Problem: Everything from the first line of the data through the line with "from matplotlib.ticker import" is to be echoed exactly, minus the pictures.

Provided material:
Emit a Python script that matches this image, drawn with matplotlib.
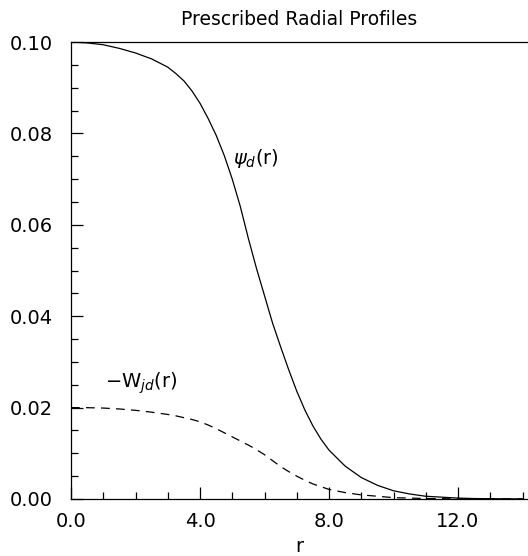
import numpy as np
import matplotlib
matplotlib.use("Agg")
from matplotlib import pyplot as plt
from matplotlib.ticker import MultipleLocator, FormatStrFormatter

# values
r = [0.0, 0.5, 1.0, 1.5, 2.0, 2.5, 3.0, 3.25, 3.5, 3.75, 4.0, 4.25, 4.5, 4.75,
     5.0, 5.25, 5.5, 5.75, 6.0, 6.25, 6.5, 6.75, 7.0, 7.25, 7.5, 7.75, 8.0,
     8.5, 9.0, 9.5, 10.0, 10.5, 11.0, 11.5, 12.0, 12.5, 13.0, 14.0]
psi_d = [0.1000, 0.0998, 0.0994, 0.0986, 0.0976, 0.0963, 0.0945, 0.0931, 0.0915,
         0.0893, 0.0866, 0.0833, 0.0796, 0.0752, 0.0700, 0.0640, 0.0570, 0.0505,
         0.0445, 0.0385, 0.0333, 0.0283, 0.0236, 0.0195, 0.0160, 0.0131, 0.0107,
         0.0072, 0.0047, 0.0030, 0.0018, 0.0011, 0.0006, 0.0004, 0.0002, 0.0001,
         0.00006, 0.00002]
w_jd = [0.0200, 0.01998, 0.0199, 0.0197, 0.0194, 0.0190, 0.0185, 0.0182, 0.0178,
        0.0174, 0.0169, 0.0162, 0.0154, 0.0145, 0.0136, 0.0127, 0.0118, 0.0108,
        0.0097, 0.0084, 0.0071, 0.0060, 0.0050, 0.0041, 0.0033, 0.0027, 0.0021,
        0.0014, 0.0009, 0.0006, 0.0003, 0.0002, 0.0001, 0.00007, 0.00004, 0.00002,
        0.00001, 0.0]

plt.rcParams['font.family'] = ['DejaVu Sans']
plt.rcParams['mathtext.fontset'] = 'dejavusans'

fig = plt.figure(figsize=(5.28, 5.56), dpi=100)
ax = fig.add_axes([71 / 528, 57 / 556, 457 / 528, 457 / 556])

ax.plot(r, psi_d, color="black", lw=0.9)
ax.plot(r, w_jd, color="black", lw=0.9, dashes=(7, 5))

ax.text(5.02, 0.0746, r"$\psi_d$(r)", fontsize=14, va="center", ha="left")
ax.text(1.05, 0.0254, r"$-$W$_{jd}$(r)", fontsize=14, va="center", ha="left")

ax.set_xlim(0, 457 / 32.25)
ax.set_ylim(0, 0.1)
ax.xaxis.set_major_locator(MultipleLocator(4))
ax.xaxis.set_minor_locator(MultipleLocator(1))
ax.yaxis.set_major_locator(MultipleLocator(0.02))
ax.yaxis.set_minor_locator(MultipleLocator(0.005))
ax.xaxis.set_major_formatter(FormatStrFormatter("%.1f"))
ax.yaxis.set_major_formatter(FormatStrFormatter("%.2f"))
ax.tick_params(which="both", direction="in", top=False, right=False,
               labelsize=14, width=0.9)
ax.tick_params(which="major", length=8.5)
ax.tick_params(which="minor", length=5)
ax.tick_params(axis="x", which="major", pad=9.5)
ax.tick_params(axis="y", which="major", pad=13)
ax.spines["right"].set_visible(False)
for s in ["left", "bottom", "top"]:
    ax.spines[s].set_linewidth(0.9)

ax.set_xlabel("r", fontsize=14, labelpad=4.5)
ax.set_title("Prescribed Radial Profiles", fontsize=13.5, pad=12)

fig.savefig("out.png", dpi=100)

Complete answer:
Emit a Python script that matches this image, drawn with matplotlib.
import numpy as np
import matplotlib
matplotlib.use("Agg")
from matplotlib import pyplot as plt
from matplotlib.ticker import MultipleLocator, FormatStrFormatter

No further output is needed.